From Electric Lit:
Public fascination with con artists, scams, and heists has been on the rise, with stories of Anna Delvey, Rachel Dolezal, Caroline Calloway, and Elizabeth Holmes splashing across magazine covers in the last decade. Alongside it, my thirsty interest in literary scandals has grown, watered by “Bad Art Friend,” a mysterious manuscript thief, the pathological lies of an editor cum author, and the invented auteur JT LeRoy. Surely there must be fiction in this vein, I thought. We live in a literary soup of cultural appropriation, ghost writers, plagiarism, fabricated memoirs, artificial intelligence, autofiction, and nebulous influence. Who doesn’t love a juicy story about pretending to be someone you’re not in order to make art? So began my fiendish fascination with novels that dive into questions about authorship, who owns a story, what parts of life we can acceptably use to write and which are unethical (or at the very least, gauche). If there are a glut of real-life examples of scammers, surely there must be fictional tales of authorship hoaxes.

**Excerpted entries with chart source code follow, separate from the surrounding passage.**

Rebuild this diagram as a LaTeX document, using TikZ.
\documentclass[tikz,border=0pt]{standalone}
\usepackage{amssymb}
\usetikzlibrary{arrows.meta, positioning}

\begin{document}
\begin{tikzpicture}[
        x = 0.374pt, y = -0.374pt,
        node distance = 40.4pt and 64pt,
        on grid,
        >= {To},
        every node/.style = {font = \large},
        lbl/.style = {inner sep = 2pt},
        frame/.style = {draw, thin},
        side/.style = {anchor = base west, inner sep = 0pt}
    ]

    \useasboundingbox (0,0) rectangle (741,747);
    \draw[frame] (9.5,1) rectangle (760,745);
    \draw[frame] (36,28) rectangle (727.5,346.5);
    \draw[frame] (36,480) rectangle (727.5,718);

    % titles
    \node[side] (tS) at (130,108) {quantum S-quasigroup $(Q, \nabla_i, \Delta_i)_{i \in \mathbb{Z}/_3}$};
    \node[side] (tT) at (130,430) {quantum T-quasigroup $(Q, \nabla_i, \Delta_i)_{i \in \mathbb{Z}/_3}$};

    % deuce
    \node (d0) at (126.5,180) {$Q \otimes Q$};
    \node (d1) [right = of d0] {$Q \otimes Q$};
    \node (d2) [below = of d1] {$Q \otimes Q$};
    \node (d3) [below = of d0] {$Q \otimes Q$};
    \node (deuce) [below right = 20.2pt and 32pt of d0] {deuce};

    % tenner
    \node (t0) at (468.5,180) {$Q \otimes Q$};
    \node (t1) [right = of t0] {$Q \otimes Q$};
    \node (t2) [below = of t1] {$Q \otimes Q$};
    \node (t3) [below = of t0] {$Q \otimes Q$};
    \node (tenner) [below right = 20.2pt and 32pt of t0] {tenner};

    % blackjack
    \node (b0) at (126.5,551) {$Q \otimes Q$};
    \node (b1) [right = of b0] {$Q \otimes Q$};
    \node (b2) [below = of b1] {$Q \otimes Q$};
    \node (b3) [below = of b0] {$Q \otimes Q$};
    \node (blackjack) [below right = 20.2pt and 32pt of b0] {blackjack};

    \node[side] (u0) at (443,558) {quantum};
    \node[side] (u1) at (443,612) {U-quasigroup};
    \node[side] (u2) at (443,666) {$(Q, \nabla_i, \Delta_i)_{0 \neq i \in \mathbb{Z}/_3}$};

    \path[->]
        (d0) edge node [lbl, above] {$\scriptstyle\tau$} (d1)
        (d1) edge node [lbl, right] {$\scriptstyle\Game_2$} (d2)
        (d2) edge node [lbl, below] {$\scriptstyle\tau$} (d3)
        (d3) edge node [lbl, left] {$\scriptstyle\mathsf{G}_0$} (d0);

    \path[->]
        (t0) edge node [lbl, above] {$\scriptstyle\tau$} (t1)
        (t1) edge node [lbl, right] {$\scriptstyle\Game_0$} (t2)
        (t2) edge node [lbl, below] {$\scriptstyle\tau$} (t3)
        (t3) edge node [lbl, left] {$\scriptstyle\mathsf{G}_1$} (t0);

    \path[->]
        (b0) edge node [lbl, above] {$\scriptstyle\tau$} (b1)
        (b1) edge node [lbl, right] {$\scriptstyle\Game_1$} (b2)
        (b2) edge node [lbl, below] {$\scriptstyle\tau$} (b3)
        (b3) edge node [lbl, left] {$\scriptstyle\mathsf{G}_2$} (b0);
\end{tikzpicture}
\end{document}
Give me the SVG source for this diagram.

The ones I found tend to keep pace with thrillers, though the crimes were less gory, more fixated on the ever-hungry ego, and pleasurably literary. Often, these books portray adults who can’t do their own homework, pushed to the brink by their desire to succeed while their peers burst up as stars, they desperately steal the work of others. These books are less about “real talent” and more about vanity and ego that fuel people to be known as artists, rather than make great art.
Even the books in this list whose villains aren’t stealing source material (or whole manuscripts) offer an exploration of authenticity and how to deal with inevitable periods of diminished inspiration. Inherent in this plot, is a sense of mystery about where a work originates and how one can prove who owns material. Some of these take up the dangers of cult personalities and the treacherousness of fame. Others lambast broken systems (publishing, the artworld) and how creative merit fails to correspond to financial or critical success. Underneath them all sits the question: Who are you and where do you get your ideas?
A Ladder to the Sky by John Boyne
At any given reading, it seems the most common question is “Where did you get the idea for this?” John Boyne’s main character Maurice Swift is obsessed with this too, because, simply put: he is a good writer with no good ideas. After a chance encounter with famed author and Holocaust survivor Erich Ackermann, he panders to the older gay man and preys upon his loneliness, becoming an assistant of sorts, traveling with him on book tour. Over the course of the tour, he teases out a story that Erich has never shared about his time during World War II, which Maurice uses to write his first novel. As the rest of this elegantly plotted novel unfolds, we watch as Maurice continues to find new and atrocious ways to grift stories for his novels.
The Plot by Jean Hanff Korelitz
Jacob Finch Bonner had a respectable start to his publishing career but has been struggling to write a second book for far too long. When a student of his comes along that is painfully arrogant but has a brilliant idea for a book, Bonner is jealous. The plot is undeniably juicy, and it seems only a matter of time that he will be eclipsed by a student, washed up and forgotten about. But the book never comes out and Bonner eventually discovers his student died. He decides to use the plot for his own next book (chapters of Bonner’s book are interwoven with the story so readers slowly come to see what exactly this atomic plot is). This thrilling read gets even more propulsive when someone who knows Bonner stole the story starts hunting him down to pay penance.
Yellowface by R.F. Kuang
This recent release is a fast-paced and pulpy book that follows two grad school peers, June Hayward and Athena Liu, and the ways their careers diverge drastically. While Athena has become a bestseller, June’s books have never caught the attention of the media. When June witnesses Athena’s death (in a ridiculously campy scene involving choking on a pancake), she decides to steal Athena’s latest manuscript about Chinese laborers in World War I. After Athena’s death, June edits the book, and through a series of incredible maneuvers by her publishers is transformed from a white author to a racially ambiguous one rebranded as Juniper Song. Unsurprisingly, June, or Juniper is haunted by fact that someone might figure out her secret. And indeed, they do.